Pour rejoindre Grenoble, reste à traverser le plateau de Matheysine. Le long de la route qui mène à Laffrey défilent les lacs creusés par les glaciers. Au niveau du Grand Lac de Laffrey, la statue de Napoléon à cheval s’élève dans la Prairie de la Rencontre. C’est à cet endroit que l’Empereur trouva la route de Grenoble barrée par un bataillon. L’histoire retient qu’alors à portée de fusil, il ouvrit sa redingote et s’écria : « Soldats, je suis votre empereur ! S’il en est parmi vous qui veuille tuer son général, me voici ! ». Après quelques secondes de silence, les soldats accoururent vers lui en criant « Vive l’Empereur ! ». Napoléon a marqué dans ses Mémoires l’importance capitale de cette étape : « Jusqu’à Grenoble, j’étais aventurier ; à Grenoble, j’étais prince. » C’est donc triomphalement qu’il y fait son entrée le 20 mars 1815.

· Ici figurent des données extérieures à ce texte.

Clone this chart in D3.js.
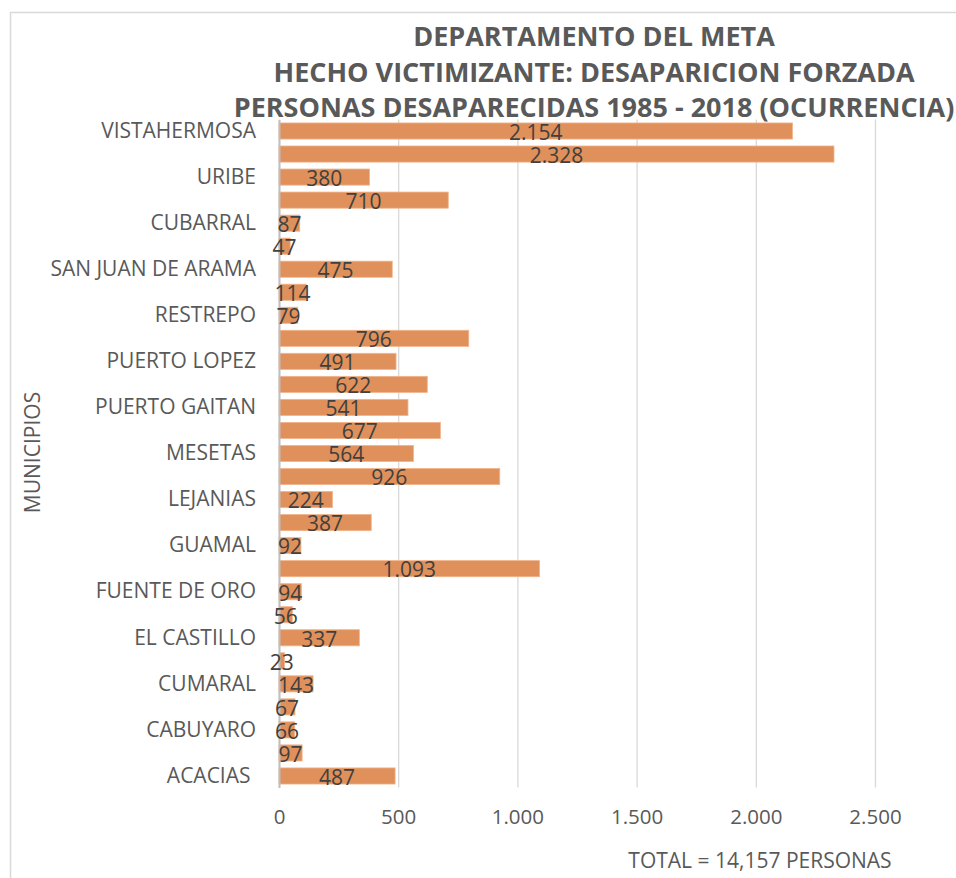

Pionnière dans de nombreux domaines, la ville de Stendhal n’a rien perdu de son goût pour le progrès : centres de recherche dynamiques, riches musées et quartiers chargés d’histoire montrent le dynamisme de cette ville au cadre grandiose entre montagnes enneigées en hiver et versants débordant de végétation en été. Le plus beau panorama s’apprécie du fort de la Bastille. Ne quittez pas la ville sans avoir visité le musée de Grenoble qui abrite des œuvres du 13e s. jusqu’aux plus contemporaines, ni le musée archéologique Grenoble-St-Laurent qui témoigne de 2 000 ans d’histoire de pratiques funéraires et religieuses.

Napoléon quittera la capitale des Alpes le 9 mars 1815 pour poursuivre son aventure jusqu’à Paris. Le 20 mars, il entre aux Tuileries et reprend le pouvoir. Durant sa carrière, il n’est rien de plus extraordinaire que cette marche triomphale de vingt jours. L’Histoire ne lui accordera pas plus de « Cent-Jours ». Waterloo signera l’abdication définitive.